After the Communist revolution of 1948 Reynek's books were prohibited and those of public libraries liquidated because of Reynek's Christian faith. He died poor with his works banned but became a hero to young Czech poets of the 1960s and 1970s, the most prominent of which were Ivan Martin Jirous, Zbyněk Hejda and Ivan Diviš. His work was published in exile and after 1989 a critical edition of his poems was completed and edited by Torst Publishing House, Prague. (Wikipedia)


Recently (2018) Bohuslav Reynek’s poems have been collected in The Well at Morning: Selected Poems, 1925–1971 (Karolinum Press, Charles University, 2018), translated by Justin Quinn.

An excerpt from the review at Los Angeles Review of Books: “From the three essays at the end of the volume, we learn that Reynek was always a rural farmer but began his creative life contributing translations of contemporary German and French poetry to the Czech Stará Říše publishing house, based near his home in the Czech-Moravian Highlands.
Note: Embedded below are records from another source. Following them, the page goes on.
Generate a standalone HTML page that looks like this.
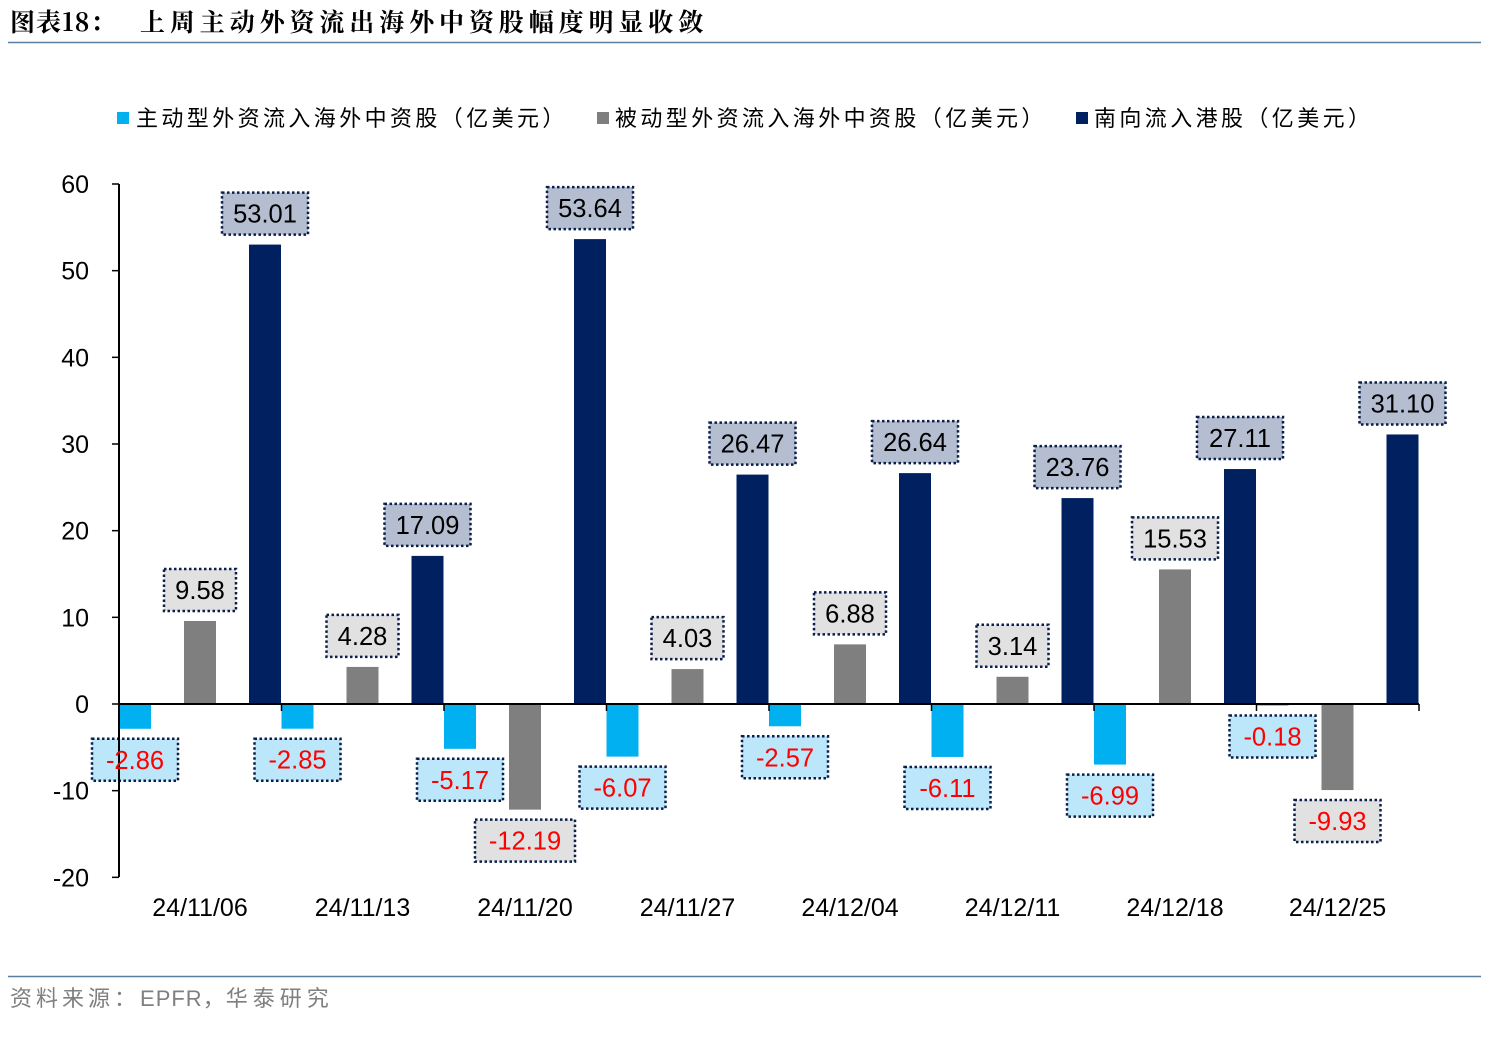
<!DOCTYPE html>
<html><head><meta charset="utf-8"><style>
body{margin:0;background:#fff;}
svg text{font-family:"Liberation Sans","Noto Sans CJK SC",sans-serif;}
</style></head><body>
<svg id="c" width="1489" height="1033" xmlns="http://www.w3.org/2000/svg">
<text x="10" y="31" font-size="25" font-weight="bold" fill="#000" letter-spacing="1" style="font-family:'Noto Serif CJK SC','Noto Sans CJK SC',serif">图表18：</text>
<text x="140" y="31" font-size="25" font-weight="bold" fill="#000" letter-spacing="4.9" style="font-family:'Noto Serif CJK SC','Noto Sans CJK SC',serif">上周主动外资流出海外中资股幅度明显收敛</text>
<line x1="8" y1="42.5" x2="1481" y2="42.5" stroke="#5a7ea0" stroke-width="1.5"/>
<line x1="8" y1="976.5" x2="1481" y2="976.5" stroke="#5a7ea0" stroke-width="1.5"/>
<text x="10" y="1006" font-size="22" fill="#7f7f7f"><tspan letter-spacing="4">资料来源：</tspan><tspan letter-spacing="1">EPFR，</tspan><tspan letter-spacing="5">华泰研究</tspan></text>
<g>
<rect x="117" y="112" width="12" height="12" fill="#00b0f0"/>
<text x="136" y="126" font-size="22" fill="#000" letter-spacing="3.4">主动型外资流入海外中资股（亿美元）</text>
<rect x="597" y="112" width="12" height="12" fill="#7f7f7f"/>
<text x="615" y="126" font-size="22" fill="#000" letter-spacing="3.4">被动型外资流入海外中资股（亿美元）</text>
<rect x="1076" y="112" width="12" height="12" fill="#002060"/>
<text x="1094" y="126" font-size="22" fill="#000" letter-spacing="3.4">南向流入港股（亿美元）</text>
</g>
<g id="plot"></g>
</svg>
<script>
const categories=["24/11/06","24/11/13","24/11/20","24/11/27","24/12/04","24/12/11","24/12/18","24/12/25"];
const activeValues=[-2.86,-2.85,-5.17,-6.07,-2.57,-6.11,-6.99,-0.18];
const passiveValues=[9.58,4.28,-12.19,4.03,6.88,3.14,15.53,-9.93];
const southValues=[53.01,17.09,53.64,26.47,26.64,23.76,27.11,31.10];
const yTicks=[60,50,40,30,20,10,0,-10,-20];

const NS="http://www.w3.org/2000/svg";
const g=document.getElementById('plot');
const X0=119,X1=1419,Y0=704;
const yScale=v=>Y0-v*(520/60);
const gw=(X1-X0)/categories.length;
const barX=(i,k)=>X0+i*gw+16+k*65;
function mk(tag,attrs,parent){const e=document.createElementNS(NS,tag);for(const k in attrs)e.setAttribute(k,attrs[k]);(parent||g).appendChild(e);return e;}

yTicks.forEach(t=>{
  const y=yScale(t);
  const ln=mk('line',{x1:X0-7,x2:X0,y1:y,y2:y,stroke:'#000','stroke-width':1.5});
  
  
  const tx=mk('text',{x:89,y:y+9,'font-size':25,'text-anchor':'end',fill:'#000'});
  tx.textContent=t;
  
  
});

const series=[
 {vals:activeValues,color:'#00b0f0',bg:'rgba(176,226,248,0.85)',name:'active'},
 {vals:passiveValues,color:'#7f7f7f',bg:'rgba(222,222,222,0.9)',name:'passive'},
 {vals:southValues,color:'#002060',bg:'rgba(176,186,206,0.95)',name:'southbound'}
];
const labels=[];
series.forEach((s,k)=>{
  s.vals.forEach((v,i)=>{
    const cx=barX(i,k);
    const y=yScale(v);
    const r=mk('rect',{x:cx-16,y:Math.min(y,Y0),width:32,height:Math.abs(Y0-y),fill:s.color});
    
    
    const txt=v.toFixed(2);
    const w=txt.length*14+16;
    const by=v>=0?y-10-42:y+10;
    labels.push({cx,by,w,txt,s,i,tc:v<0?'#ff0000':'#000'});
  });
});
const xa=mk('line',{x1:X0,x2:X1,y1:Y0,y2:Y0,stroke:'#000','stroke-width':2});


for(let i=0;i<=categories.length;i++){
  const x=X0+i*gw;
  const t=mk('line',{x1:x,x2:x,y1:Y0,y2:Y0+7,stroke:'#000','stroke-width':1.5});
  
  
}
categories.forEach((c,i)=>{
  const t=mk('text',{x:X0+i*gw+81,y:916,'font-size':25,'text-anchor':'middle',fill:'#000'});
  t.textContent=c;
  
  
});
labels.forEach(L=>{
  const b=mk('rect',{x:L.cx-L.w/2,y:L.by,width:L.w,height:42,fill:L.s.bg,stroke:'#0a1f4a','stroke-width':2.5,'stroke-dasharray':'2.5 2.5'});
  
  
});
const ya=mk('line',{x1:X0,x2:X0,y1:184,y2:877,stroke:'#000','stroke-width':2});


labels.forEach(L=>{
  const t=mk('text',{x:L.cx,y:L.by+30,'font-size':25.5,'text-anchor':'middle',fill:L.tc});
  t.textContent=L.txt;
  
  
});
</script>
</body></html>
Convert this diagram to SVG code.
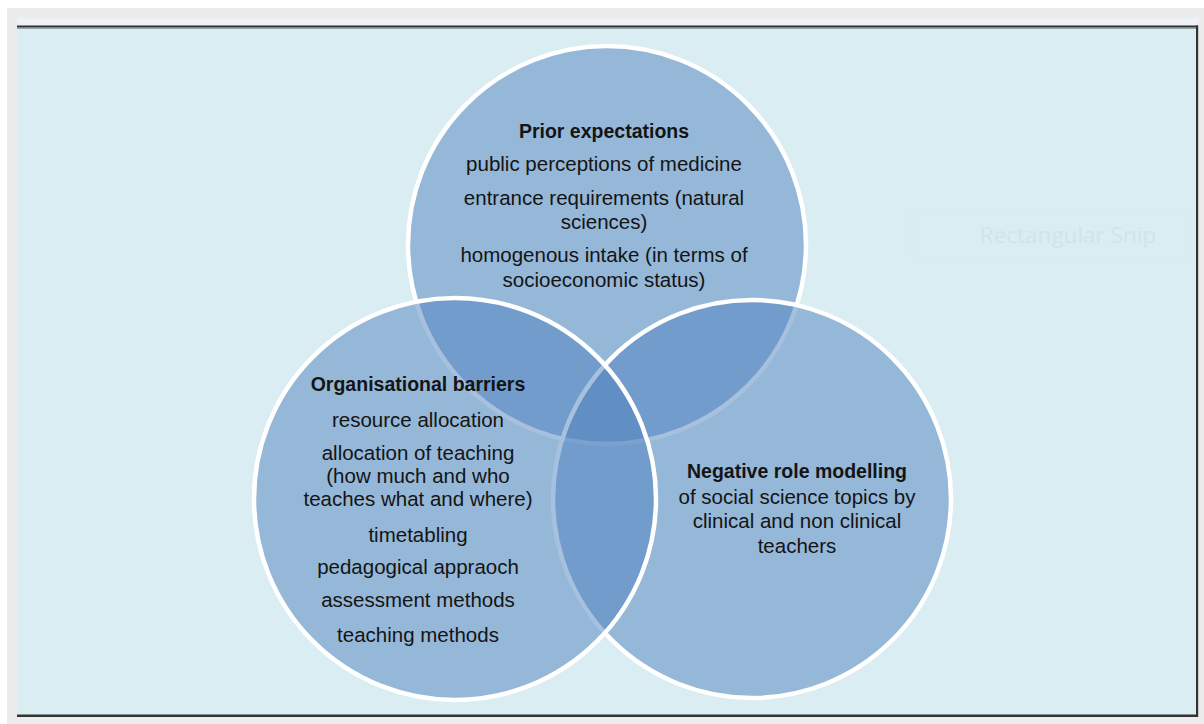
<svg xmlns="http://www.w3.org/2000/svg" width="1204" height="724" viewBox="0 0 1204 724">
  <style>
    .set { fill: rgba(79,129,189,0.5); stroke: #ffffff; stroke-width: 4.5; }
    .lbl { font-family: "Liberation Sans", Arial, sans-serif; font-size: 20.5px; fill: #141414; text-anchor: middle; }
    .hd { font-weight: bold; font-size: 19.5px; }
  </style>

  <!-- page and panel frame -->
  <rect x="0" y="0" width="1204" height="724" fill="#ffffff"/>
  <rect x="7" y="8" width="1197" height="716" fill="#ececec"/>
  <rect x="17" y="18" width="1181" height="8" fill="#eef2f7"/>
  <rect x="17" y="27" width="1180" height="689" fill="#daedf3"/>
  <rect x="17" y="25.5" width="1181" height="2" fill="#2e2e2e"/>
  <rect x="17" y="27.5" width="1181" height="1.2" fill="#76848a"/>
  <rect x="17" y="714.5" width="1181" height="2.5" fill="#333333"/>
  <rect x="1196" y="25.5" width="2.2" height="691.5" fill="#333333"/>

  <!-- faint leftover caption box -->
  <g id="snip-caption">
    <rect x="912" y="213" width="278" height="45" fill="none" stroke="#d6eaf0" stroke-width="1"/>
    <text x="1068" y="243" font-family="'Open Sans', 'Liberation Sans', sans-serif" font-size="22.5" fill="#d0e4eb" text-anchor="middle">Rectangular Snip</text>
  </g>

  <!-- Venn sets: drawn top, right, left -->
  <g id="set-prior">
    <circle class="set" cx="607" cy="245" r="199"/>
  </g>
  <g id="set-negative">
    <circle class="set" cx="752" cy="499" r="199"/>
  </g>
  <g id="set-organisational">
    <circle class="set" cx="455" cy="499" r="201"/>
  </g>

  <!-- labels -->
  <g id="label-prior">
    <text class="lbl hd" x="604" y="138">Prior expectations</text>
    <text class="lbl" x="604" y="171">public perceptions of medicine</text>
    <text class="lbl" x="604" y="205">entrance requirements (natural</text>
    <text class="lbl" x="604" y="229">sciences)</text>
    <text class="lbl" x="604" y="262">homogenous intake (in terms of</text>
    <text class="lbl" x="604" y="287">socioeconomic status)</text>
  </g>
  <g id="label-organisational">
    <text class="lbl hd" x="418" y="391">Organisational barriers</text>
    <text class="lbl" x="418" y="427">resource allocation</text>
    <text class="lbl" x="418" y="460">allocation of teaching</text>
    <text class="lbl" x="418" y="483">(how much and who</text>
    <text class="lbl" x="418" y="506">teaches what and where)</text>
    <text class="lbl" x="418" y="542">timetabling</text>
    <text class="lbl" x="418" y="574">pedagogical appraoch</text>
    <text class="lbl" x="418" y="607">assessment methods</text>
    <text class="lbl" x="418" y="642">teaching methods</text>
  </g>
  <g id="label-negative">
    <text class="lbl hd" x="797" y="478">Negative role modelling</text>
    <text class="lbl" x="797" y="504">of social science topics by</text>
    <text class="lbl" x="797" y="528">clinical and non clinical</text>
    <text class="lbl" x="797" y="553">teachers</text>
  </g>
</svg>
He began his career, as did so many of his Eastern and Central European contemporaries, as an epigone of the Symbolists, but he soon found his own voice — a voice that was spare and humble, at times proto-absurdist, and also capable of wielding powerful biblical imagery. It is a voice that, according to Quinn, “insists on broader continuities with the European poetic tradition, which glide easily past temporary glitches like communism. Like the poetry of Boris Pasternak’s imaginary Dr. Zhivago, Reynek’s work seems to avoid political realities, focusing instead on living, on bearing witness and celebrating what seems small and inconsequential but, to the poet, reflects deeper and more lasting spiritual truths.”